● **Supplied material**:
_____

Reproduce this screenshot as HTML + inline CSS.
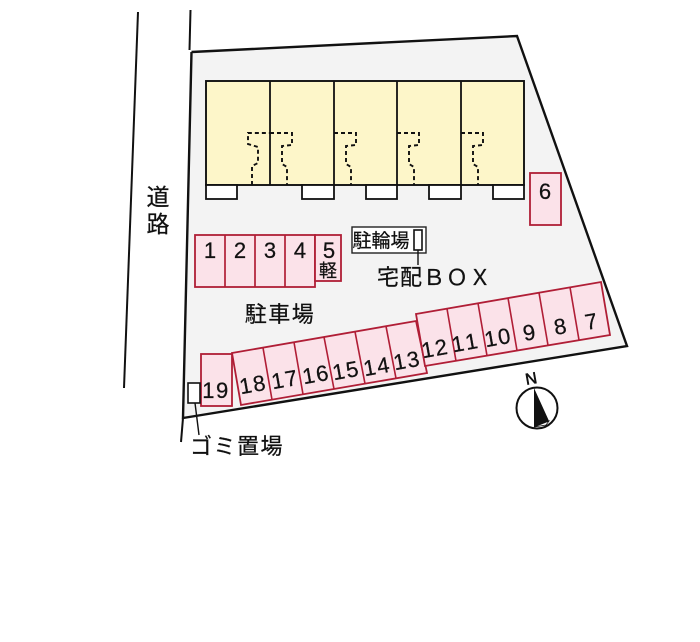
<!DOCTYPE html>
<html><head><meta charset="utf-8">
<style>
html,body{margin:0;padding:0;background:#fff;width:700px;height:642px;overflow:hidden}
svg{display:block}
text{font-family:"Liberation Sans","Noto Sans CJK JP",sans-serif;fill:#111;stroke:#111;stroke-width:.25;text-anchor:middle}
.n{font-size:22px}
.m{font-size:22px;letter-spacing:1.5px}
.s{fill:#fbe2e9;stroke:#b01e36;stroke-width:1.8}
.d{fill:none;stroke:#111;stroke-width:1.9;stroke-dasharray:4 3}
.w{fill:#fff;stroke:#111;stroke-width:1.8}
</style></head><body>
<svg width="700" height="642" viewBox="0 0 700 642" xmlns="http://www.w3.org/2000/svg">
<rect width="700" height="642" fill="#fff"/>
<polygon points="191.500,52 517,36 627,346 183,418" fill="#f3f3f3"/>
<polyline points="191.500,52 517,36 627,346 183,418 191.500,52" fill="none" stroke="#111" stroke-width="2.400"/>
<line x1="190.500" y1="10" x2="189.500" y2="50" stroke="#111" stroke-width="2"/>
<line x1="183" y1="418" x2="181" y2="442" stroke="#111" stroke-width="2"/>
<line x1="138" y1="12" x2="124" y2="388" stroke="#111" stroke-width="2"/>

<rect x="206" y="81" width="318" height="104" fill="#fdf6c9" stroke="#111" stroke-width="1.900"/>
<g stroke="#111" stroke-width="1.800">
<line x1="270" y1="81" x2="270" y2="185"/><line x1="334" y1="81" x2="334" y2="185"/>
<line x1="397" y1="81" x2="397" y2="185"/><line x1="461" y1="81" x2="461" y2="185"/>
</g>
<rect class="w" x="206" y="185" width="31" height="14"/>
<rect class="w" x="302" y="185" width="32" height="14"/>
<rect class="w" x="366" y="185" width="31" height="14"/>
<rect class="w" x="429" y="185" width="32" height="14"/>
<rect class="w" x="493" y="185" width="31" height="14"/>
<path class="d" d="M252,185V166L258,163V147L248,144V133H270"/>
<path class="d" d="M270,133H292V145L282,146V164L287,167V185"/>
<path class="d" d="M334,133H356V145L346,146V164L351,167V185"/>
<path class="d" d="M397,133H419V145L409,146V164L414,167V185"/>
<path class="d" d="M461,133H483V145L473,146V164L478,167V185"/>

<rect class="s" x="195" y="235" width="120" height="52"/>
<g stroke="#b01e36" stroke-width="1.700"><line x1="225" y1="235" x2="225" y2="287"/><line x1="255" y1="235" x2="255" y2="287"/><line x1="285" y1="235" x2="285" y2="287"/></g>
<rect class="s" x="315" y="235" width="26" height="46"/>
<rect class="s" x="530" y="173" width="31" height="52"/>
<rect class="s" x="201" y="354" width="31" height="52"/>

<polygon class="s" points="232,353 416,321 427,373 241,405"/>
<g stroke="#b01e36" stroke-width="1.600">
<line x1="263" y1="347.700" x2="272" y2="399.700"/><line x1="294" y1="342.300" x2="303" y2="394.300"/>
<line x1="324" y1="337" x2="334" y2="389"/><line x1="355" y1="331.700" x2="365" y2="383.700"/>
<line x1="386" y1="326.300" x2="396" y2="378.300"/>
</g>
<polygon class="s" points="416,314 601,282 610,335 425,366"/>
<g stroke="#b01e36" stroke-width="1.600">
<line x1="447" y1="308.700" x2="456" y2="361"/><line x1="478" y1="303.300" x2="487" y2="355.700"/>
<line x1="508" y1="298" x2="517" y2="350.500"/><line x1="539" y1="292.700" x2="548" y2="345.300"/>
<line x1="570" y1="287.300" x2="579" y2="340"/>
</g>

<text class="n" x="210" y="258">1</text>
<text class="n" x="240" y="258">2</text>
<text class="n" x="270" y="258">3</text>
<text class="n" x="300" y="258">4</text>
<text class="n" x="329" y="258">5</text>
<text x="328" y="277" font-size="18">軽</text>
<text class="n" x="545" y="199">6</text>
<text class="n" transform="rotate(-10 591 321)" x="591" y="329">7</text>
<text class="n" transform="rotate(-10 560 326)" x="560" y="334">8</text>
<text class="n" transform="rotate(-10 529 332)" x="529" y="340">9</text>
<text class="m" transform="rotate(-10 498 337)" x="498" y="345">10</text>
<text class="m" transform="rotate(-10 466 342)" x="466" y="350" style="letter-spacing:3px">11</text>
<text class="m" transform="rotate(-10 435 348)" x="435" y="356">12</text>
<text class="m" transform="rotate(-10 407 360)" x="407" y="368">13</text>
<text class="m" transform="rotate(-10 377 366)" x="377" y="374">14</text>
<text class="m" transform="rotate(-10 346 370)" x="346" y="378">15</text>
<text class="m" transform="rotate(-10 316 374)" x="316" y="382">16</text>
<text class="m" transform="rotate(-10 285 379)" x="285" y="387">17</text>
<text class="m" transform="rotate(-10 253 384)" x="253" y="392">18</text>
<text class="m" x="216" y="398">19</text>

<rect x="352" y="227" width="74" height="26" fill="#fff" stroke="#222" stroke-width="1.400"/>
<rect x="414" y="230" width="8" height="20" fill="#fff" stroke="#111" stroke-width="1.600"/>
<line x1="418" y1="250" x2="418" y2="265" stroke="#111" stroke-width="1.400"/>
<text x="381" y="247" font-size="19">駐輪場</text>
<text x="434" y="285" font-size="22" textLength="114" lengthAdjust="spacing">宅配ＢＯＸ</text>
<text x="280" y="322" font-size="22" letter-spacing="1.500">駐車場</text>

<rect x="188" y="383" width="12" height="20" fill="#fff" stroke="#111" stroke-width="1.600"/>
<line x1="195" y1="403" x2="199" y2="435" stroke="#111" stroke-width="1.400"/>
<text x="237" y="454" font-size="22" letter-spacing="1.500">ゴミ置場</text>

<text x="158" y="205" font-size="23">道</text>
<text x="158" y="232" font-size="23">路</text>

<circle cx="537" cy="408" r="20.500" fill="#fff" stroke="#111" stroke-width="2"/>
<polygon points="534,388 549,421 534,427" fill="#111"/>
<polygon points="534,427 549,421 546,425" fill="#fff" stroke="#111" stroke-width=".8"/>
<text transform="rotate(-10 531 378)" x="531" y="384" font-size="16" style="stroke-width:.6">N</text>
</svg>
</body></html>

_____

● **Aim**:
Retype the listing exactly. Pictures do not belong in the copy.

● **Correct output**:
Reproduce this screenshot as HTML + inline CSS.
<!DOCTYPE html>
<html><head><meta charset="utf-8">
<style>
html,body{margin:0;padding:0;background:#fff;width:700px;height:642px;overflow:hidden}
svg{display:block}
text{font-family:"Liberation Sans","Noto Sans CJK JP",sans-serif;fill:#111;stroke:#111;stroke-width:.25;text-anchor:middle}
.n{font-size:22px}
.m{font-size:22px;letter-spacing:1.5px}
.s{fill:#fbe2e9;stroke:#b01e36;stroke-width:1.8}
.d{fill:none;stroke:#111;stroke-width:1.9;stroke-dasharray:4 3}
.w{fill:#fff;stroke:#111;stroke-width:1.8}
</style></head><body>
<svg width="700" height="642" viewBox="0 0 700 642" xmlns="http://www.w3.org/2000/svg">
<rect width="700" height="642" fill="#fff"/>
<polygon points="191.500,52 517,36 627,346 183,418" fill="#f3f3f3"/>
<polyline points="191.500,52 517,36 627,346 183,418 191.500,52" fill="none" stroke="#111" stroke-width="2.400"/>
<line x1="190.500" y1="10" x2="189.500" y2="50" stroke="#111" stroke-width="2"/>
<line x1="183" y1="418" x2="181" y2="442" stroke="#111" stroke-width="2"/>
<line x1="138" y1="12" x2="124" y2="388" stroke="#111" stroke-width="2"/>

<rect x="206" y="81" width="318" height="104" fill="#fdf6c9" stroke="#111" stroke-width="1.900"/>
<g stroke="#111" stroke-width="1.800">
<line x1="270" y1="81" x2="270" y2="185"/><line x1="334" y1="81" x2="334" y2="185"/>
<line x1="397" y1="81" x2="397" y2="185"/><line x1="461" y1="81" x2="461" y2="185"/>
</g>
<rect class="w" x="206" y="185" width="31" height="14"/>
<rect class="w" x="302" y="185" width="32" height="14"/>
<rect class="w" x="366" y="185" width="31" height="14"/>
<rect class="w" x="429" y="185" width="32" height="14"/>
<rect class="w" x="493" y="185" width="31" height="14"/>
<path class="d" d="M252,185V166L258,163V147L248,144V133H270"/>
<path class="d" d="M270,133H292V145L282,146V164L287,167V185"/>
<path class="d" d="M334,133H356V145L346,146V164L351,167V185"/>
<path class="d" d="M397,133H419V145L409,146V164L414,167V185"/>
<path class="d" d="M461,133H483V145L473,146V164L478,167V185"/>

<rect class="s" x="195" y="235" width="120" height="52"/>
<g stroke="#b01e36" stroke-width="1.700"><line x1="225" y1="235" x2="225" y2="287"/><line x1="255" y1="235" x2="255" y2="287"/><line x1="285" y1="235" x2="285" y2="287"/></g>
<rect class="s" x="315" y="235" width="26" height="46"/>
<rect class="s" x="530" y="173" width="31" height="52"/>
<rect class="s" x="201" y="354" width="31" height="52"/>

<polygon class="s" points="232,353 416,321 427,373 241,405"/>
<g stroke="#b01e36" stroke-width="1.600">
<line x1="263" y1="347.700" x2="272" y2="399.700"/><line x1="294" y1="342.300" x2="303" y2="394.300"/>
<line x1="324" y1="337" x2="334" y2="389"/><line x1="355" y1="331.700" x2="365" y2="383.700"/>
<line x1="386" y1="326.300" x2="396" y2="378.300"/>
</g>
<polygon class="s" points="416,314 601,282 610,335 425,366"/>
<g stroke="#b01e36" stroke-width="1.600">
<line x1="447" y1="308.700" x2="456" y2="361"/><line x1="478" y1="303.300" x2="487" y2="355.700"/>
<line x1="508" y1="298" x2="517" y2="350.500"/><line x1="539" y1="292.700" x2="548" y2="345.300"/>
<line x1="570" y1="287.300" x2="579" y2="340"/>
</g>

<text class="n" x="210" y="258">1</text>
<text class="n" x="240" y="258">2</text>
<text class="n" x="270" y="258">3</text>
<text class="n" x="300" y="258">4</text>
<text class="n" x="329" y="258">5</text>
<text x="328" y="277" font-size="18">軽</text>
<text class="n" x="545" y="199">6</text>
<text class="n" transform="rotate(-10 591 321)" x="591" y="329">7</text>
<text class="n" transform="rotate(-10 560 326)" x="560" y="334">8</text>
<text class="n" transform="rotate(-10 529 332)" x="529" y="340">9</text>
<text class="m" transform="rotate(-10 498 337)" x="498" y="345">10</text>
<text class="m" transform="rotate(-10 466 342)" x="466" y="350" style="letter-spacing:3px">11</text>
<text class="m" transform="rotate(-10 435 348)" x="435" y="356">12</text>
<text class="m" transform="rotate(-10 407 360)" x="407" y="368">13</text>
<text class="m" transform="rotate(-10 377 366)" x="377" y="374">14</text>
<text class="m" transform="rotate(-10 346 370)" x="346" y="378">15</text>
<text class="m" transform="rotate(-10 316 374)" x="316" y="382">16</text>
<text class="m" transform="rotate(-10 285 379)" x="285" y="387">17</text>
<text class="m" transform="rotate(-10 253 384)" x="253" y="392">18</text>
<text class="m" x="216" y="398">19</text>

<rect x="352" y="227" width="74" height="26" fill="#fff" stroke="#222" stroke-width="1.400"/>
<rect x="414" y="230" width="8" height="20" fill="#fff" stroke="#111" stroke-width="1.600"/>
<line x1="418" y1="250" x2="418" y2="265" stroke="#111" stroke-width="1.400"/>
<text x="381" y="247" font-size="19">駐輪場</text>
<text x="434" y="285" font-size="22" textLength="114" lengthAdjust="spacing">宅配ＢＯＸ</text>
<text x="280" y="322" font-size="22" letter-spacing="1.500">駐車場</text>

<rect x="188" y="383" width="12" height="20" fill="#fff" stroke="#111" stroke-width="1.600"/>
<line x1="195" y1="403" x2="199" y2="435" stroke="#111" stroke-width="1.400"/>
<text x="237" y="454" font-size="22" letter-spacing="1.500">ゴミ置場</text>

<text x="158" y="205" font-size="23">道</text>
<text x="158" y="232" font-size="23">路</text>

<circle cx="537" cy="408" r="20.500" fill="#fff" stroke="#111" stroke-width="2"/>
<polygon points="534,388 549,421 534,427" fill="#111"/>
<polygon points="534,427 549,421 546,425" fill="#fff" stroke="#111" stroke-width=".8"/>
<text transform="rotate(-10 531 378)" x="531" y="384" font-size="16" style="stroke-width:.6">N</text>
</svg>
</body></html>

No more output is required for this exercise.